God gave the law to identify when a person crosses the line of His standards. “Transgression” is stepping across a line, disobeying an explicit command. The law reveals God’s character. The purpose of the law is to show people that they more than missed the mark of God’s holiness but that they stepped across an obvious line in doing so. People crossed a line into the prohibited territory by adding works to salvation.

Sin was always sin, but the law made it a transgression. Murder was always a sin, but it did not become a transgression until God put it into the Ten Commandments. It would be impossible to play a football game without lines marking certain boundaries. The law defines who and what God is. 

God never intended the law to annul His unconditional covenant or promise. God annexed the law to serve His covenant of grace. It never added anything to grace. It serves grace by showing that people cannot earn or deserve any merit before God, for they have already crossed God’s standards.

“Moreover the law entered that the offense might abound. But where sin abounded, grace abounded much more…” (Romans 5:20).

till the Seed should come to whom the promise was made;

The law temporarily served the purpose of showing Israel’s transgressions until the Messiah came (the “Seed”).
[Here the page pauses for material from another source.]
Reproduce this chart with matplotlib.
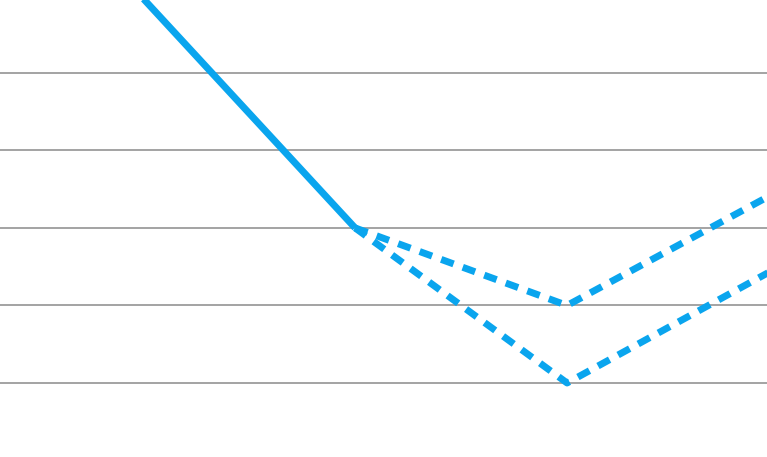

Failure to keep the law shows their need for a Savior.

and it was appointed through angels

“Appointed” denotes ideas of to arrange, set in order, or prescribe. The law has two mediators: angels and Moses. First, the angels gave Moses the law; then Moses gave Israel the law. Both brought precise descriptions of sin to Israel.

by the hand of a mediator

The mediator here is “Moses.” God gave the Abrahamic covenant without a mediator because that covenant was a unilateral contract, not bilateral. God was the only person who established the provisions of grace. The Mosaic law required mediators because it was bilateral (Deuteronomy 5:33)–mankind had a part, and God had a role. Mankind’s function was to obey, and God’s part was to bless. The kink in the armor was humanity couldn’t keep its part of the bargain.

Principle:

The purpose of the law is to show us our desperate need for the Savior.

Application:

The purpose of the law is to show us our desperate need for a Savior, our need for grace. The law cannot give us what grace can give us. The law cannot save souls.

God gave the law to show sin in its true light. It shows the violation of God’s laws and, thus, of God’s character. The law does not make people sinners but transgressors.

It is essential to know why God gave the law so we do not misuse or abuse it. If you know the purpose of iodine, you will not drink it! The law will curse us if we misuse it. If we use the law to bring ourselves to heaven, it will land us in hell. If we depend on ourselves for salvation, God will prosecute us to the full extent of the law. The law puts the skull and crossbones on the bottle of poison.

The law is like a mirror that reveals our dirty face so we can wash it in the blood of Christ. We do not wash our face with the mirror; that is not the purpose of a mirror. The purpose of the law is to show us that we are morally bankrupt; therefore, we need a Savior.